Os garimpeiros afirmam ainda que não têm recursos para alimentação em viagens tão longas e que muitos dos que atuam na região estão com malária.

Sem aeronave, sem comida para o povo, se não tomar uma atitude, vai morrer muita gente. Tem de mandar [voo] em cada clareira para tirar os garimpeiros.”

O nome mais cobrado por eles é o do governador de Roraima, Antônio Denarium (PP), que sempre se manifestou a favor da atividade de garimpo, teve voto de garimpeiros, mas agora teria “largado” o grupo no meio da selva. Um dos homens que enviou áudio à coluna cobra que o Estado “monte uma logística” com o governo federal.

Em nota, o governador de Roraima afirma que relatou a situação a ministros e “propôs ao governo federal que o auxiliasse no apoio para garantir a saída desses trabalhadores que se encontram em área de garimpo e que escolheram sair daquela região de forma espontânea e pacífica.”

O UOL procurou o Ministério da Defesa e aguarda retorno.

Quem tinha mais recursos deixou a área antes da criação da zona de exclusão de voos, que impede a chegada de aeronaves clandestinas. Além disso, com a alta da procura, o preço dos voos legais explodiu na região.

Já quem teve acesso a barcos tem feito viagens pelos rios, mas em embarcações superlotadas —e nem todos conseguiram uma vaga nesse tipo de transporte.

“O garimpeiro também é ser humano, ou é só índio [sic] que é que é, e o garimpeiro não?”, questionou um deles. Outro diz que a situação “a cada momento piora”. Ele relata que 50 garimpeiros “entraram em desespero” e decidiram caminhar até a capital de Roraima.
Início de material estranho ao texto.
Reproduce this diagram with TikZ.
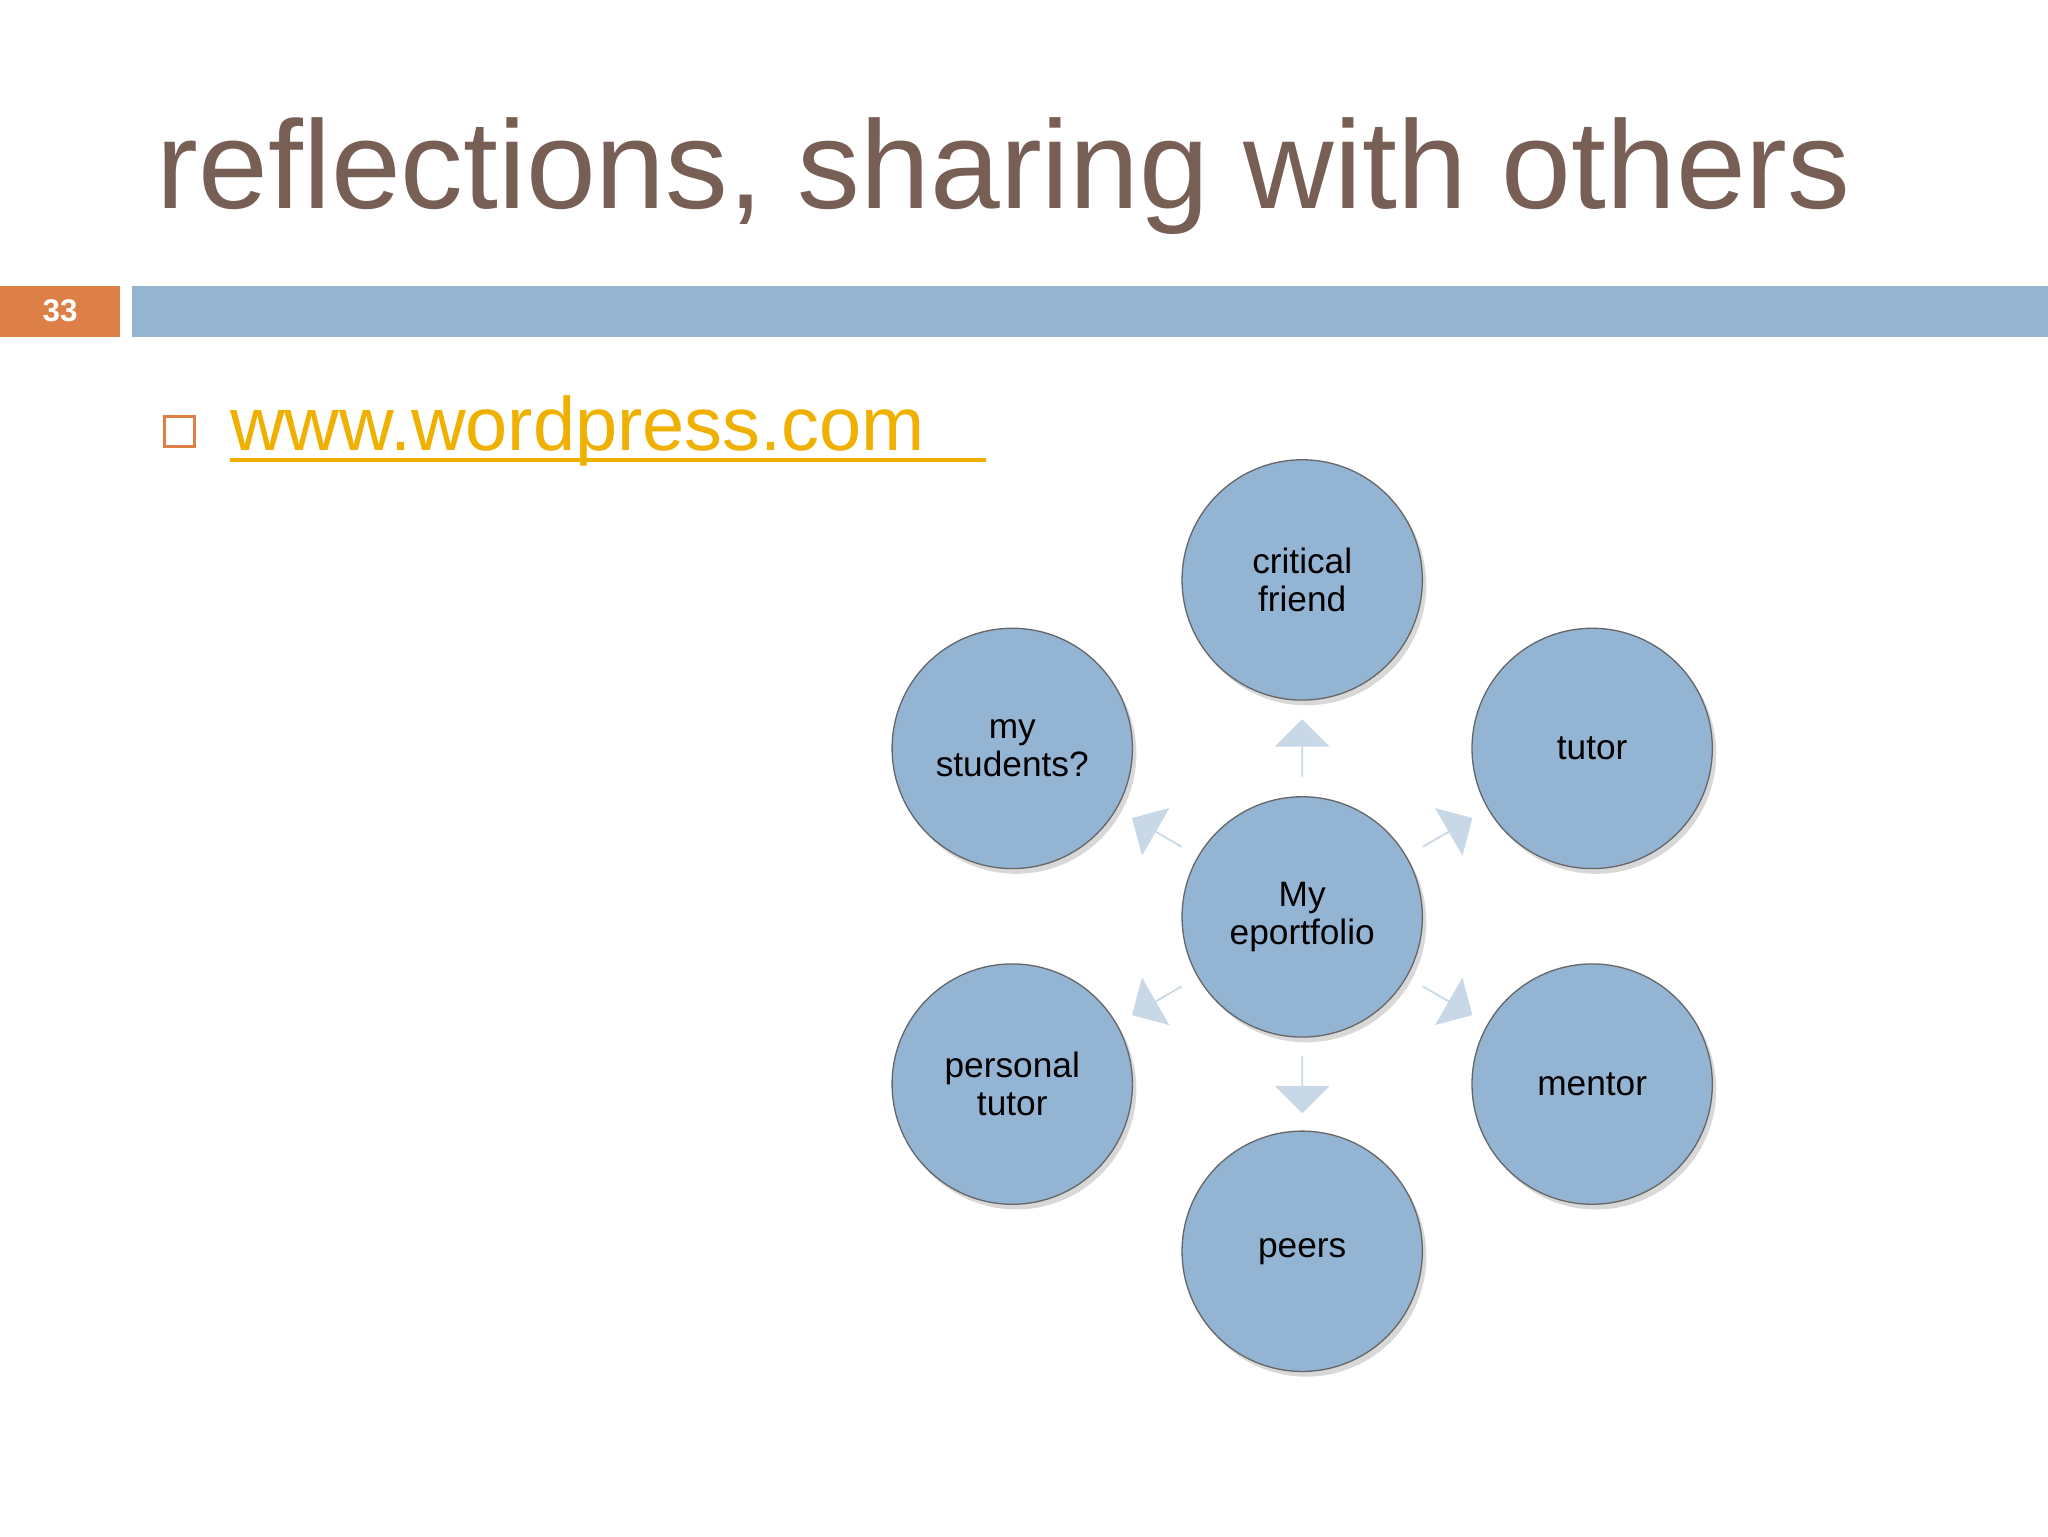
\documentclass[tikz,border=0pt]{standalone}
\usepackage{fontspec}
\setmainfont{Liberation Sans}
\usetikzlibrary{shapes.arrows,shadows}
\definecolor{titlec}{HTML}{775F55}
\definecolor{barblue}{HTML}{94B4CF}
\definecolor{barorange}{HTML}{DD8047}
\definecolor{linkc}{HTML}{F0B000}
\definecolor{circ}{HTML}{94B4D4}
\definecolor{arr}{HTML}{C9D8E6}
\tikzset{
 bub/.style={circle,minimum size=184pt,fill=circ,draw=gray!80!black,line width=1pt,align=center,font=\fontsize{27}{29}\selectfont,drop shadow={shadow xshift=3pt,shadow yshift=-4pt,opacity=0.3}},
 barr/.style={single arrow,fill=arr,minimum height=44pt,minimum width=42pt,single arrow head extend=6pt,inner sep=0pt}
}
\begin{document}
\begin{tikzpicture}[x=1pt,y=-1pt]
\useasboundingbox (0,0) rectangle (1568,1176);
\fill[white] (0,0) rectangle (1568,1176);
\node[anchor=base west,text=titlec,font=\fontsize{96}{100}\selectfont,inner sep=0] (title) at (120,160) {reflections, sharing with others};
\fill[barorange] (0,219) rectangle (92,258);
\fill[barblue] (101,219) rectangle (1568,258);
\node[text=white,font=\bfseries\fontsize{24}{26}\selectfont] (num) at (46,238) {33};
\draw[barorange,line width=2pt] (126,319) rectangle (149,342);
\node[anchor=base west,text=linkc,font=\fontsize{58}{60}\selectfont,inner sep=0] (link) at (176,345) {www.wordpress.com};
\draw[linkc,line width=3pt] (176,352) -- (755,352);
\node[bub] (c) at (997,702) {My\\eportfolio};
\node[bub] (n1) at (997,444) {critical\\friend};
\node[bub] (n2) at (1219,573) {tutor};
\node[bub] (n3) at (1219,830) {mentor};
\node[bub] (n4) at (997,958) {peers};
\node[bub] (n5) at (775,830) {personal\\tutor};
\node[bub] (n6) at (775,573) {my\\students?};
\foreach \n/\a in {n1/90,n2/30,n3/-30,n4/-90,n5/-150,n6/150}{
  \path (c) -- (\n) node[midway,barr,rotate=\a,sloped=false] {};
}
\end{tikzpicture}
\end{document}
A palavra índio era usada pelos colonizadores portugueses para se referirem de forma genérica à população nativa do que é hoje o território americano. Já indígena quer dizer originário e rompe uma ideia depreciativa associada ao termo índio, segundo explicou ao UOL Daniel Munduruku, doutor em educação pela USP e pós-doutor em linguística pela UFSCar.

Além da distância, outro problema, segundo ele, é que pode haver conflitos entre garimpeiros e indígenas. O homem cita a passagem dos fugitivos pela Serra do Querosene onde, de acordo com ele, há indígenas isolados que já enfrentaram garimpeiros. “É uma tragédia anunciada.”